• **PROMPT**
Give only the number of lines in the records below that contain the word "this".

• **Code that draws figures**

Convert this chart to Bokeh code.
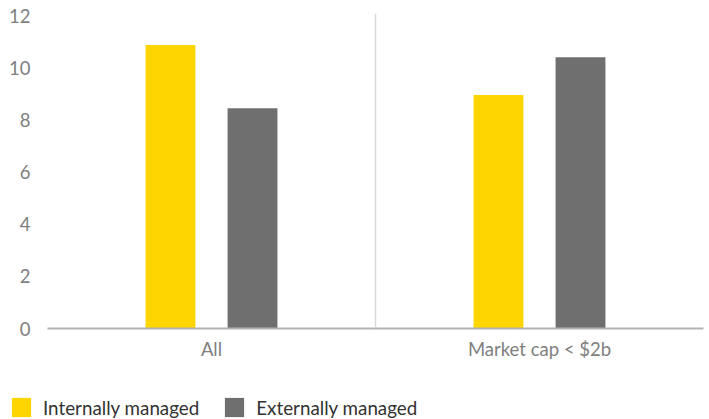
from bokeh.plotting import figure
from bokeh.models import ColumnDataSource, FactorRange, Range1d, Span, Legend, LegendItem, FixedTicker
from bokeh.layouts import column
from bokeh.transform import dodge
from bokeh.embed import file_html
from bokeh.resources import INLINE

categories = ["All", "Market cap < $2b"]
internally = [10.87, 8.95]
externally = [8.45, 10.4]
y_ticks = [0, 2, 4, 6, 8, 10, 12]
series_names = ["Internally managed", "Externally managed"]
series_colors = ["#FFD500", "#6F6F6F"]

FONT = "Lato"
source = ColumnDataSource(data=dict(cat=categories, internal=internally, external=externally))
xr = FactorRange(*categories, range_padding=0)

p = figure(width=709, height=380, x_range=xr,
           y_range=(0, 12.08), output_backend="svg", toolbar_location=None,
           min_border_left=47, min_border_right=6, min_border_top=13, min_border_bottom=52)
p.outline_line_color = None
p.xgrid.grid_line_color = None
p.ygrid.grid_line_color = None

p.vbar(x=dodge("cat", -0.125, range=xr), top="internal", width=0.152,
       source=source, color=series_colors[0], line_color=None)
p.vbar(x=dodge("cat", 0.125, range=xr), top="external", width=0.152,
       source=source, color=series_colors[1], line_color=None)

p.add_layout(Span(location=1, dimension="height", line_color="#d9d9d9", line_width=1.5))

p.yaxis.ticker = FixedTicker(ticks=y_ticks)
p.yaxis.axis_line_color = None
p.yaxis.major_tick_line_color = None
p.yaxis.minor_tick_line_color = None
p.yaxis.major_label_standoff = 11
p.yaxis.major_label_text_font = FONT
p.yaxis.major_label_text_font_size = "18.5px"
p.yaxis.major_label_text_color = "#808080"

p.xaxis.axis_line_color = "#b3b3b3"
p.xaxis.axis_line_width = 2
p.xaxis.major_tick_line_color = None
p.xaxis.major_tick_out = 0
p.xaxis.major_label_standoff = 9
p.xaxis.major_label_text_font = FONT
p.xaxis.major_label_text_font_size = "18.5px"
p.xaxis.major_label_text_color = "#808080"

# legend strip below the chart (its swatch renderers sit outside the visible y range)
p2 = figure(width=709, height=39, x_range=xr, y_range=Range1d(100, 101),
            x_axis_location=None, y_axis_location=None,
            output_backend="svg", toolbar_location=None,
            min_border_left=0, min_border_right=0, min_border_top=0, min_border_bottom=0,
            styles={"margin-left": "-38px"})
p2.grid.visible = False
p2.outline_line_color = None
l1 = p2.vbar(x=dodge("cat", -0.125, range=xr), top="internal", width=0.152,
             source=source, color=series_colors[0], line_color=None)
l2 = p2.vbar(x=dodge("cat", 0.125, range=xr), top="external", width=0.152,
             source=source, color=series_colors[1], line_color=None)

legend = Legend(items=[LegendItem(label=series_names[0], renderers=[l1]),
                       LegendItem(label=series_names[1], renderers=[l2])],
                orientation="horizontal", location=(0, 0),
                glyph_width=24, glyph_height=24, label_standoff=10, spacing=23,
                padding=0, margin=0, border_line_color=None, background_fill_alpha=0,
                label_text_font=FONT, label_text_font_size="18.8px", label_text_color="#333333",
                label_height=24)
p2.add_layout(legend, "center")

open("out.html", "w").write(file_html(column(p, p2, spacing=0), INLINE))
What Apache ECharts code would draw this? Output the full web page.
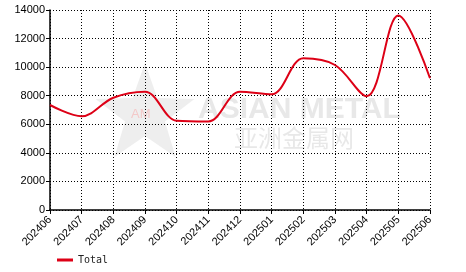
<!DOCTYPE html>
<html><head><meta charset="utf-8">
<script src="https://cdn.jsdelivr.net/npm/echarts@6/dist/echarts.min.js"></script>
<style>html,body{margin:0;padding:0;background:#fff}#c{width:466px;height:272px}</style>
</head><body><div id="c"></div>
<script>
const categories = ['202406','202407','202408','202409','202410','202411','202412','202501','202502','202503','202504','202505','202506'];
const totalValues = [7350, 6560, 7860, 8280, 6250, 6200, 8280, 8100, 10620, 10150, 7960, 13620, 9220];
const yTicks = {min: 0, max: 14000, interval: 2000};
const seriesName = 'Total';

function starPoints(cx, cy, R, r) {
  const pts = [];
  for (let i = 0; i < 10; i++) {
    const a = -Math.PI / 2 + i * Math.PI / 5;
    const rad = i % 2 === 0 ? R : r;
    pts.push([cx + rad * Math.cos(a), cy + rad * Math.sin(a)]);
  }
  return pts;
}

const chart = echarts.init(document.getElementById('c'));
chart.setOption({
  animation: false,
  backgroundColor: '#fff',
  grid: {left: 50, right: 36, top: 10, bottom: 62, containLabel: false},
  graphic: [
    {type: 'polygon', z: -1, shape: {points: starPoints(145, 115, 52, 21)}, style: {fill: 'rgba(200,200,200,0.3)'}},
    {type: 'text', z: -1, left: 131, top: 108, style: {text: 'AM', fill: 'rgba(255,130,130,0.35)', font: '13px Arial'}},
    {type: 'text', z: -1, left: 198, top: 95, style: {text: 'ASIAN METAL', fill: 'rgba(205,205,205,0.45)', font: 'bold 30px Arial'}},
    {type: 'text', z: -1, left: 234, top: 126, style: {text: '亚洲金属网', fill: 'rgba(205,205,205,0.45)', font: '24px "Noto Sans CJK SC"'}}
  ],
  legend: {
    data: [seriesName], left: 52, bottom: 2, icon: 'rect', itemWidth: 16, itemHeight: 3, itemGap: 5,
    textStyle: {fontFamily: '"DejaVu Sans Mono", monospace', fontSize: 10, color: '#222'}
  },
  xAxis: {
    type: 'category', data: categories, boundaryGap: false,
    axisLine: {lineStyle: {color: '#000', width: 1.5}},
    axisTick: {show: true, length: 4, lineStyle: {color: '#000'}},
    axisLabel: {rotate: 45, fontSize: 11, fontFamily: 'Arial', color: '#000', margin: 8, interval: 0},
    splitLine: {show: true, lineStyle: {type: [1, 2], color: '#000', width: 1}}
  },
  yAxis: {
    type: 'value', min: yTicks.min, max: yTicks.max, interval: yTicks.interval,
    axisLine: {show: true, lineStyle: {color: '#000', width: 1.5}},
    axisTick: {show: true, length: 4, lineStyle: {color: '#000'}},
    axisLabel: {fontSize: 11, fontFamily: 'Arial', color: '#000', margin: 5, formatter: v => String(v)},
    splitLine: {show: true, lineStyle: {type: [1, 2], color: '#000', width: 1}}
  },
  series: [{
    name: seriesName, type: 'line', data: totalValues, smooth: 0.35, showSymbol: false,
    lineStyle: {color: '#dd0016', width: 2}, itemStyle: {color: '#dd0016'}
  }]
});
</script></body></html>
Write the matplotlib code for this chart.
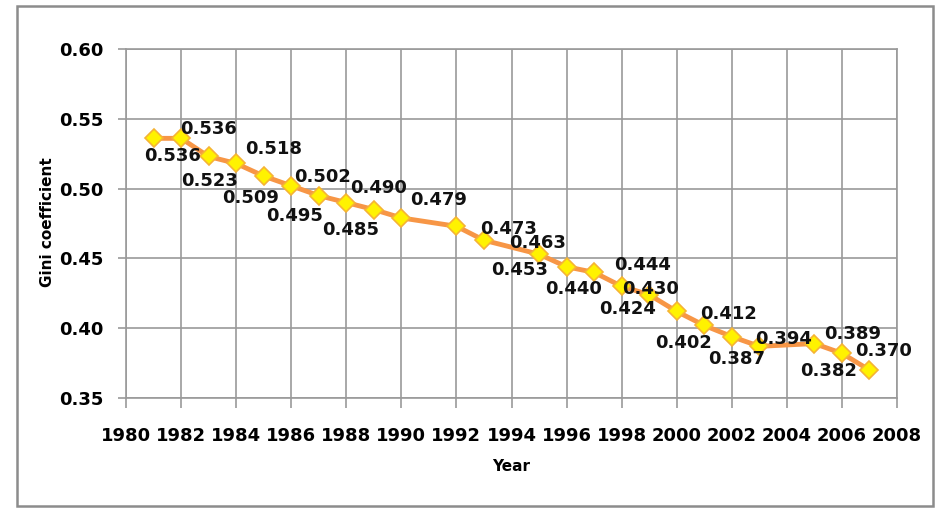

• **WRITTEN SOLUTION**
3